*** Entries provided

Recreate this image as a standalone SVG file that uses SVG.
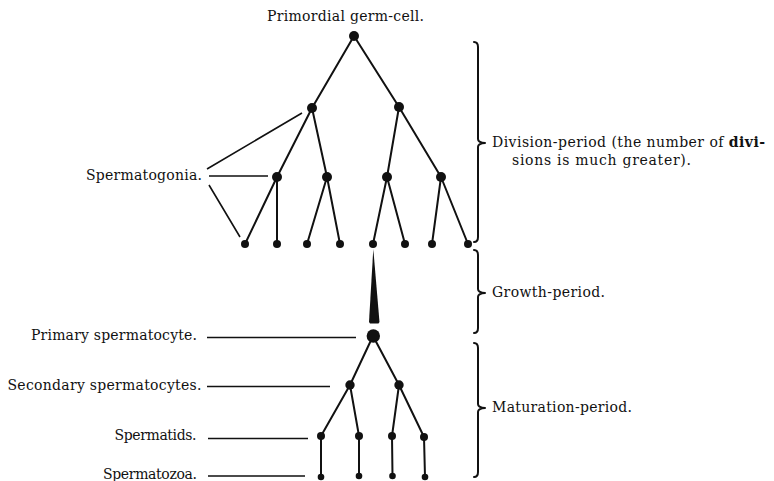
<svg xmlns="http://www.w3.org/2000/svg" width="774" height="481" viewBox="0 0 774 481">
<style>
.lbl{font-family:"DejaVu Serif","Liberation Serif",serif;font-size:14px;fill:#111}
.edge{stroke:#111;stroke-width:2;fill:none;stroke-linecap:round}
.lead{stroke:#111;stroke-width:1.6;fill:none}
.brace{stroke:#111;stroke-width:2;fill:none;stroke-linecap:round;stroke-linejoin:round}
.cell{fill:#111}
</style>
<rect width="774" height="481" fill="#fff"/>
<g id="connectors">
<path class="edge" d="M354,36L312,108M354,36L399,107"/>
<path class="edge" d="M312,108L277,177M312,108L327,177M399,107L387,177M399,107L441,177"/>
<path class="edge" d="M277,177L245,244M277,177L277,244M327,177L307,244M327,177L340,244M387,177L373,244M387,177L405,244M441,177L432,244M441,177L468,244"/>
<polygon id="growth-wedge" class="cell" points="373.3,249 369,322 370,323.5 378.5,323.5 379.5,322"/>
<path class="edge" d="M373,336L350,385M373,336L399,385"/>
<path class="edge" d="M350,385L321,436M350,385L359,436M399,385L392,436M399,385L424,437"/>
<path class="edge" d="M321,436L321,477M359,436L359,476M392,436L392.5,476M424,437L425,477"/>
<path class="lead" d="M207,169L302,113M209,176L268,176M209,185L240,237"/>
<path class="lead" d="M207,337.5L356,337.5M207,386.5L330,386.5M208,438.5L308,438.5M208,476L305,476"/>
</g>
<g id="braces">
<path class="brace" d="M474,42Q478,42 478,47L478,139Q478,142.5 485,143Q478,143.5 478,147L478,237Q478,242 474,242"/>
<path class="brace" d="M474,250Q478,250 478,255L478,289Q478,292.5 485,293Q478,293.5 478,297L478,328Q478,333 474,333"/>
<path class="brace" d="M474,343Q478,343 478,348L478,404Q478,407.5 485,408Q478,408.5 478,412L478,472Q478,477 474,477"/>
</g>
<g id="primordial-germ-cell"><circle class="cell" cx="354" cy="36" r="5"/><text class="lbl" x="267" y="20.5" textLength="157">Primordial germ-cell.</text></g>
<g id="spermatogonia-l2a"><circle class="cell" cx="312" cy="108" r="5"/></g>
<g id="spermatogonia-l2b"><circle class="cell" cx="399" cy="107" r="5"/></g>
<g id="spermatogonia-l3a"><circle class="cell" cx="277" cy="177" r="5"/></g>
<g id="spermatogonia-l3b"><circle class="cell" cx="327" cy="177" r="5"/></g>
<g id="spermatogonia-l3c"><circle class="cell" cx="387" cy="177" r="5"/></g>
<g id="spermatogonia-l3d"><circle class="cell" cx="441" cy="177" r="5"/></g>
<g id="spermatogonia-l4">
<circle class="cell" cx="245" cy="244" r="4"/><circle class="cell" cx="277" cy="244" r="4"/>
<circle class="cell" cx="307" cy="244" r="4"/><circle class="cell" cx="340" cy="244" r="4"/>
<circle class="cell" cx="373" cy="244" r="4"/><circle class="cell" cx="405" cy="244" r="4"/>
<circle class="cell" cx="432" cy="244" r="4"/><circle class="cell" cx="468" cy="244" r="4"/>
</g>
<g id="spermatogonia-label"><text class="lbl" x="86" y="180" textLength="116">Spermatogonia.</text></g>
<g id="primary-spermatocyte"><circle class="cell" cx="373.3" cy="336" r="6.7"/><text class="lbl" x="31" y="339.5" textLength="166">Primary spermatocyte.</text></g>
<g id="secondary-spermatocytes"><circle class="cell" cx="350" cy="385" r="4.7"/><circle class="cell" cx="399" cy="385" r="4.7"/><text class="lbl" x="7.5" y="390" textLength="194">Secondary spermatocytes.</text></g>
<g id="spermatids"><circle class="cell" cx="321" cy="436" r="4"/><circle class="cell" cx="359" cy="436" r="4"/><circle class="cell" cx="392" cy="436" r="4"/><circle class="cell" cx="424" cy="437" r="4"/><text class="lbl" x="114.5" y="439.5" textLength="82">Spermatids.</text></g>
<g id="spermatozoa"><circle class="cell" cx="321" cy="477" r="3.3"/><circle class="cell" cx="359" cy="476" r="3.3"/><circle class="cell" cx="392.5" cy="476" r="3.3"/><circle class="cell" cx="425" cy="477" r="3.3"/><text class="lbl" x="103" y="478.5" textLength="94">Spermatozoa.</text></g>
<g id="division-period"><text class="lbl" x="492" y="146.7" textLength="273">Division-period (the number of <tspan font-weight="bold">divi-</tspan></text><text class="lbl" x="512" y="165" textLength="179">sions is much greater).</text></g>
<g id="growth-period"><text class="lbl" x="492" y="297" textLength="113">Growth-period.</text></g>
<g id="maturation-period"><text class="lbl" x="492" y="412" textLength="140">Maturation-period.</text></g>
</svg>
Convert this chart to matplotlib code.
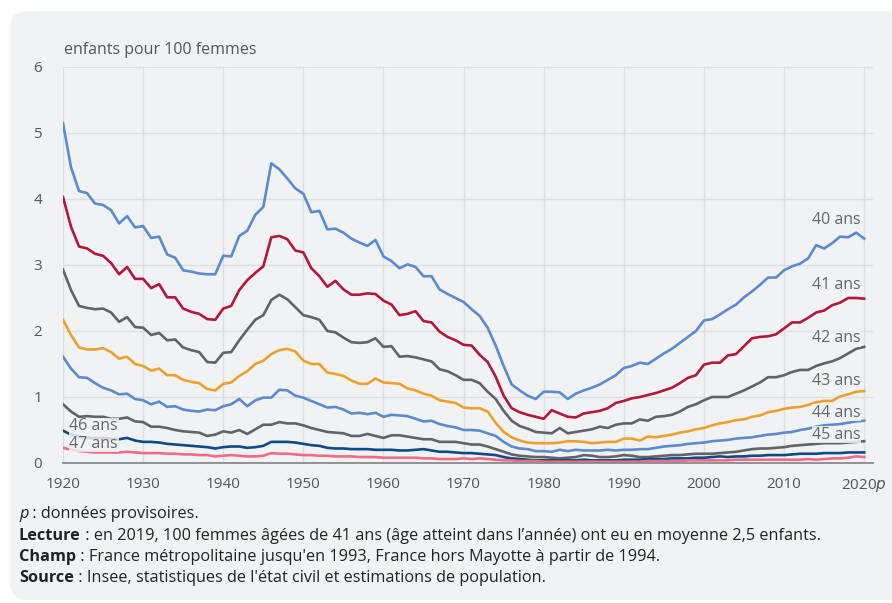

******

Leave the pictures out and reproduce all of the records exactly.

## The reply
Recreate this image as a standalone SVG file that uses SVG.
<svg xmlns="http://www.w3.org/2000/svg" width="774" height="481" viewBox="0 0 774 481">
<style>
.lbl{font-family:"DejaVu Serif","Liberation Serif",serif;font-size:14px;fill:#111}
.edge{stroke:#111;stroke-width:2;fill:none;stroke-linecap:round}
.lead{stroke:#111;stroke-width:1.6;fill:none}
.brace{stroke:#111;stroke-width:2;fill:none;stroke-linecap:round;stroke-linejoin:round}
.cell{fill:#111}
</style>
<rect width="774" height="481" fill="#fff"/>
<g id="connectors">
<path class="edge" d="M354,36L312,108M354,36L399,107"/>
<path class="edge" d="M312,108L277,177M312,108L327,177M399,107L387,177M399,107L441,177"/>
<path class="edge" d="M277,177L245,244M277,177L277,244M327,177L307,244M327,177L340,244M387,177L373,244M387,177L405,244M441,177L432,244M441,177L468,244"/>
<polygon id="growth-wedge" class="cell" points="373.3,249 369,322 370,323.5 378.5,323.5 379.5,322"/>
<path class="edge" d="M373,336L350,385M373,336L399,385"/>
<path class="edge" d="M350,385L321,436M350,385L359,436M399,385L392,436M399,385L424,437"/>
<path class="edge" d="M321,436L321,477M359,436L359,476M392,436L392.5,476M424,437L425,477"/>
<path class="lead" d="M207,169L302,113M209,176L268,176M209,185L240,237"/>
<path class="lead" d="M207,337.5L356,337.5M207,386.5L330,386.5M208,438.5L308,438.5M208,476L305,476"/>
</g>
<g id="braces">
<path class="brace" d="M474,42Q478,42 478,47L478,139Q478,142.5 485,143Q478,143.5 478,147L478,237Q478,242 474,242"/>
<path class="brace" d="M474,250Q478,250 478,255L478,289Q478,292.5 485,293Q478,293.5 478,297L478,328Q478,333 474,333"/>
<path class="brace" d="M474,343Q478,343 478,348L478,404Q478,407.5 485,408Q478,408.5 478,412L478,472Q478,477 474,477"/>
</g>
<g id="primordial-germ-cell"><circle class="cell" cx="354" cy="36" r="5"/><text class="lbl" x="267" y="20.5" textLength="157">Primordial germ-cell.</text></g>
<g id="spermatogonia-l2a"><circle class="cell" cx="312" cy="108" r="5"/></g>
<g id="spermatogonia-l2b"><circle class="cell" cx="399" cy="107" r="5"/></g>
<g id="spermatogonia-l3a"><circle class="cell" cx="277" cy="177" r="5"/></g>
<g id="spermatogonia-l3b"><circle class="cell" cx="327" cy="177" r="5"/></g>
<g id="spermatogonia-l3c"><circle class="cell" cx="387" cy="177" r="5"/></g>
<g id="spermatogonia-l3d"><circle class="cell" cx="441" cy="177" r="5"/></g>
<g id="spermatogonia-l4">
<circle class="cell" cx="245" cy="244" r="4"/><circle class="cell" cx="277" cy="244" r="4"/>
<circle class="cell" cx="307" cy="244" r="4"/><circle class="cell" cx="340" cy="244" r="4"/>
<circle class="cell" cx="373" cy="244" r="4"/><circle class="cell" cx="405" cy="244" r="4"/>
<circle class="cell" cx="432" cy="244" r="4"/><circle class="cell" cx="468" cy="244" r="4"/>
</g>
<g id="spermatogonia-label"><text class="lbl" x="86" y="180" textLength="116">Spermatogonia.</text></g>
<g id="primary-spermatocyte"><circle class="cell" cx="373.3" cy="336" r="6.7"/><text class="lbl" x="31" y="339.5" textLength="166">Primary spermatocyte.</text></g>
<g id="secondary-spermatocytes"><circle class="cell" cx="350" cy="385" r="4.7"/><circle class="cell" cx="399" cy="385" r="4.7"/><text class="lbl" x="7.5" y="390" textLength="194">Secondary spermatocytes.</text></g>
<g id="spermatids"><circle class="cell" cx="321" cy="436" r="4"/><circle class="cell" cx="359" cy="436" r="4"/><circle class="cell" cx="392" cy="436" r="4"/><circle class="cell" cx="424" cy="437" r="4"/><text class="lbl" x="114.5" y="439.5" textLength="82">Spermatids.</text></g>
<g id="spermatozoa"><circle class="cell" cx="321" cy="477" r="3.3"/><circle class="cell" cx="359" cy="476" r="3.3"/><circle class="cell" cx="392.5" cy="476" r="3.3"/><circle class="cell" cx="425" cy="477" r="3.3"/><text class="lbl" x="103" y="478.5" textLength="94">Spermatozoa.</text></g>
<g id="division-period"><text class="lbl" x="492" y="146.7" textLength="273">Division-period (the number of <tspan font-weight="bold">divi-</tspan></text><text class="lbl" x="512" y="165" textLength="179">sions is much greater).</text></g>
<g id="growth-period"><text class="lbl" x="492" y="297" textLength="113">Growth-period.</text></g>
<g id="maturation-period"><text class="lbl" x="492" y="412" textLength="140">Maturation-period.</text></g>
</svg>
Convert this chart to matplotlib code.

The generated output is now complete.